WORK TO BE COMPLETED
Only the lines from the start of the data below through the line that contains "(8,10) -- (8,489);" are to be copied, exactly and without pictures.

DATASET EXCERPT
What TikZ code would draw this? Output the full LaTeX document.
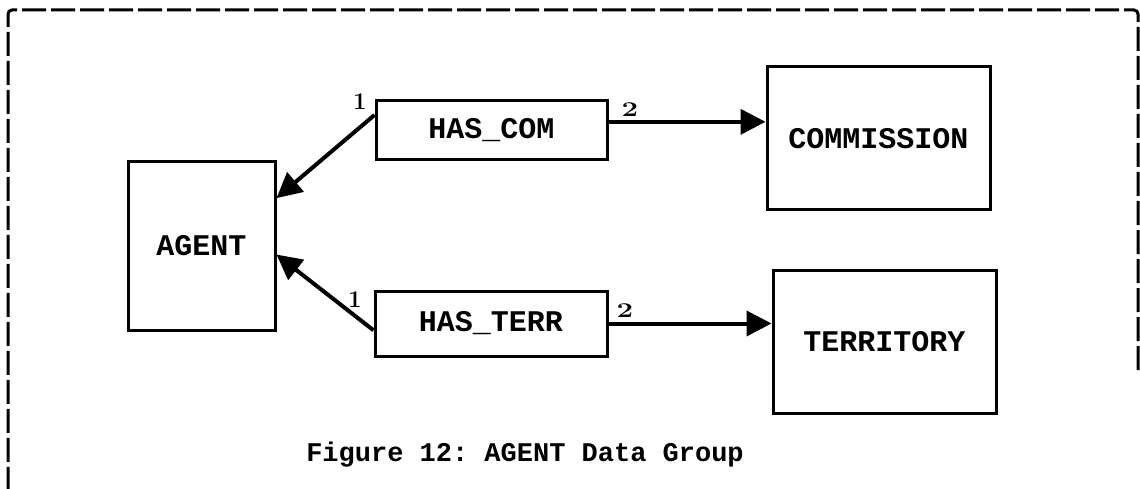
\documentclass[tikz,border=0pt]{standalone}
\usepackage{fontspec}
\setmonofont{Liberation Mono}
\usetikzlibrary{arrows.meta,calc}

\tikzset{
  entity/.style={draw, line width=3pt, inner sep=0pt, font=\ttfamily\bfseries\fontsize{30}{30}\selectfont},
  link/.style={line width=4pt, -{Triangle[length=25pt,width=25pt]}},
  card/.style={inner sep=0pt, font=\bfseries\fontsize{24}{24}\selectfont},
  cardtwo/.style={inner sep=0pt, xscale=1.4, font=\bfseries\fontsize{21}{21}\selectfont},
  frame/.style={line width=3pt, dash pattern=on 24pt off 5pt, rounded corners=4pt}
}

\begin{document}
\begin{tikzpicture}[x=1pt,y=-1pt]
  \useasboundingbox (0,0) rectangle (1140,489);

  % dashed page frame, open at the bottom
  \draw[frame] (1138,370) -- (1138,10) -- (8,10) -- (8,489);

  % entities
  \node[entity, minimum width=147pt, minimum height=168pt] (agent) at (201.5,246) {AGENT};
  \node[entity, minimum width=231pt, minimum height=59pt] (hascom) at (491.5,130.5) {HAS\_COM};
  \node[entity, minimum width=232pt, minimum height=65pt] (hasterr) at (491,323.5) {HAS\_TERR};
  \node[entity, minimum width=223pt, minimum height=143pt] (commission) at (878.5,138.5) {COMMISSION};
  \node[entity, minimum width=223pt, minimum height=143pt] (territory) at (884.5,341.5) {TERRITORY};

  % connection points
  \coordinate (comA) at ($(hascom.north west)!0.25!(hascom.south west)$);
  \coordinate (comB) at ($(hascom.north east)!0.36!(hascom.south east)$);
  \coordinate (terrA) at ($(hasterr.north west)!0.6!(hasterr.south west)$);
  \coordinate (agentA) at ($(agent.north east)!0.22!(agent.south east)$);
  \coordinate (agentB) at ($(agent.north east)!0.55!(agent.south east)$);

  % relationships
  \draw[link] (comA) -- (agentA);
  \draw[link] (terrA) -- (agentB);
  \draw[link] (comB) -- (commission.west |- comB);
  \draw[link] (hasterr.east) -- (territory.west |- hasterr.east);

  % cardinalities
  \node[card] (c1) at (360,102) {1};
  \node[cardtwo] (c2) at (630,110) {2};
  \node[card] (c3) at (355,300) {1};
  \node[cardtwo] (c4) at (625,311) {2};

  % caption
  \node[font=\ttfamily\bfseries\fontsize{27}{27}\selectfont] (caption) at (525,455) {Figure 12: AGENT Data Group};
\end{tikzpicture}
\end{document}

WORKED SOLUTION
What TikZ code would draw this? Output the full LaTeX document.
\documentclass[tikz,border=0pt]{standalone}
\usepackage{fontspec}
\setmonofont{Liberation Mono}
\usetikzlibrary{arrows.meta,calc}

\tikzset{
  entity/.style={draw, line width=3pt, inner sep=0pt, font=\ttfamily\bfseries\fontsize{30}{30}\selectfont},
  link/.style={line width=4pt, -{Triangle[length=25pt,width=25pt]}},
  card/.style={inner sep=0pt, font=\bfseries\fontsize{24}{24}\selectfont},
  cardtwo/.style={inner sep=0pt, xscale=1.4, font=\bfseries\fontsize{21}{21}\selectfont},
  frame/.style={line width=3pt, dash pattern=on 24pt off 5pt, rounded corners=4pt}
}

\begin{document}
\begin{tikzpicture}[x=1pt,y=-1pt]
  \useasboundingbox (0,0) rectangle (1140,489);

  % dashed page frame, open at the bottom
  \draw[frame] (1138,370) -- (1138,10) -- (8,10) -- (8,489);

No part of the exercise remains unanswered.